His team’s daily standup, once a frustrating interruption, is now a dedicated Slack channel. Every day, his colleagues answer the three core questions: What did you do yesterday? What will you do today? What’s blocking your progress?
“It allows everyone in the company to have visibility into what other teams are working on without overloading folks with information,” Chris explains. In other words, the same impact with less disruption.
More tools, better communication
Marc, Ronald, and Chris are not the only people exploring communication optionality. All around the world, people are replacing one-size-fits-all meetings with innovative alternatives.
Entrepreneur Kyle Clements stopped delivering synchronous training sessions. Instead, he records asynchronous videos and shares them online.
“Most people simply don’t retain something the first time they hear it,” he says. “Async videos allow employees to watch and rewatch a tutorial or important walkthrough as many times as they need.
Instead of running feedback sessions, financial services educator Brian DeChesare sends out Google Forms. “While we can’t eliminate every meeting, we use these forms to reduce the unnecessary ones and foster more effective meetings by planning with important data already in hand,” he explains.
Growth executive Trevor Ford employs transparent project management tools to nix regular status updates.

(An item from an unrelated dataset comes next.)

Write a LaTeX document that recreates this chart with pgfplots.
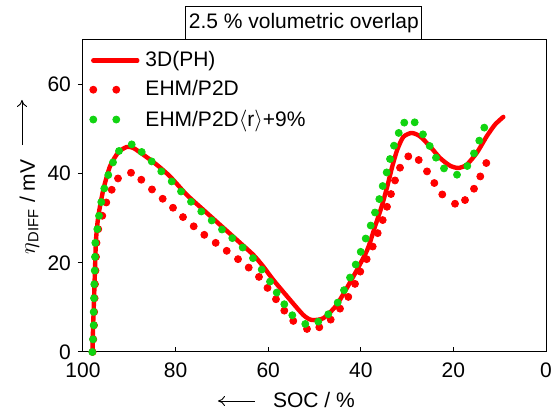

Marketing leader Sarah Schultz replaced synchronous information-sharing sessions with detailed written briefs. And Chris Johnson didn’t just get rid of standups. He replaced one-way information-sharing meetings with asynchronous video, text, and documents.
This isn’t to say synchronous face-to-face meetings don’t have their place. It’s difficult to build personal relationships over a jamboard. It’s tough to open up about workplace challenges via text. But what innovators have shown is that optionality—choice over how you communicate—is the future. By selecting the best meeting format, people can focus instead on work that really matters.